Dans cette même optique, les pompiers de Simpcw s’activent déjà à aller à la rencontre des membres de la communauté. « Nous organisons une journée portes ouvertes pour montrer notre équipement, nous essayons d’impliquer les propriétaires terriens, de les inciter à nettoyer leur cour », expose Ron Lampreau.

La province de la Colombie-Britannique est durement frappée par les feux de forêt depuis plusieurs années. (Photo d’archives/Radio-Canada/Delphine Jung)

M. MacKinnon plaide pour un élargissement de tous les programmes qui poussent à une meilleure collaboration avec les Autochtones. « J’ai vu de mes propres yeux, dans de multiples situations, que ces outils étaient utilisés de manière très efficace en 2023 », dit-il.

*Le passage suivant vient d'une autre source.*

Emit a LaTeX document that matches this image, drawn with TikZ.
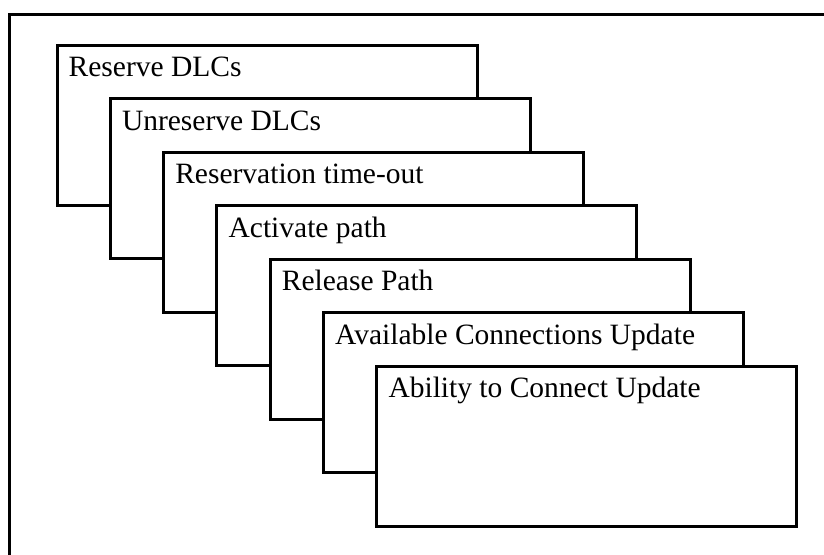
\documentclass[tikz,border=0pt]{standalone}
\usepackage{fontspec}
\setmainfont{Liberation Serif}
\usetikzlibrary{positioning}
\tikzstyle{card} = [rectangle, draw=black, line width=3pt, fill=white, minimum width=420pt, minimum height=160pt, inner sep=0pt]
\tikzstyle{caption} = [anchor=base west, inner sep=0pt, font=\fontsize{29.5pt}{34pt}\selectfont]

\begin{document}
\begin{tikzpicture}[x=1pt, y=-1pt, node distance=53.5pt]
	\useasboundingbox (0,0) rectangle (824,554);
	% frame, cut off at right and bottom
	\draw [line width=3pt] (9,14) rectangle (850,580);

	\node (reserve) [card] at (267,125) {};
	\node (reservetxt) [caption] at ([shift={(13pt,-33pt)}]reserve.north west) {Reserve DLCs};

	\node (unreserve) [card, below of=reserve, xshift=53.3pt] {};
	\node (unreservetxt) [caption] at ([shift={(13pt,-33pt)}]unreserve.north west) {Unreserve DLCs};

	\node (timeout) [card, below of=unreserve, xshift=53.3pt] {};
	\node (timeouttxt) [caption] at ([shift={(13pt,-33pt)}]timeout.north west) {Reservation time-out};

	\node (activate) [card, below of=timeout, xshift=53.3pt] {};
	\node (activatetxt) [caption] at ([shift={(13pt,-33pt)}]activate.north west) {Activate path};

	\node (release) [card, below of=activate, xshift=53.3pt] {};
	\node (releasetxt) [caption] at ([shift={(13pt,-33pt)}]release.north west) {Release Path};

	\node (available) [card, below of=release, xshift=53.3pt] {};
	\node (availabletxt) [caption] at ([shift={(13pt,-33pt)}]available.north west) {Available Connections Update};

	\node (ability) [card, below of=available, xshift=53.3pt] {};
	\node (abilitytxt) [caption] at ([shift={(13pt,-33pt)}]ability.north west) {Ability to Connect Update};
\end{tikzpicture}
\end{document}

Une solution préconisée par toutes les personnes interrogées est aussi la multiplication des brûlages traditionnels. « Pendant longtemps, on a considéré que chaque incendie devait être supprimé, éteint, mais ce n’est pas ce qu’on faisait avant la colonisation », explique Brandon Hoffman, directeur des communications de la communauté de Williams Lake, au centre de la Colombie-Britannique.

« C’est justement ça qui a conduit – entre autres – à ces importants feux de forêt », ajoute-t-il.

Mais il indique que beaucoup de non-Autochtones ont encore de lourds a priori envers les feux dirigés, notamment par ignorance. « Ils en arrivent à remettre en cause l’autorité de notre département des ressources naturelles », indique M. Hoffman.

L’année dernière, le Canada a connu la pire saison de feux de forêt jamais enregistrée. Et selon les estimations du gouvernement fédéral, « nous risquons d’être confrontés à nouveau à une saison catastrophique en matière de feux de forêt. »

Dans ses perspectives météorologiques, Environnement et Changement climatique Canada s’attend à « des conditions de sécheresse […] dans les régions à risque élevé en mai, y compris le nord des Prairies et la Colombie-Britannique. »

Les risques resteront aussi élevés pour le reste de la saison, car « l’agence fédérale prévoit que les températures demeureront supérieures à la normale au niveau national pour le printemps et l’été.»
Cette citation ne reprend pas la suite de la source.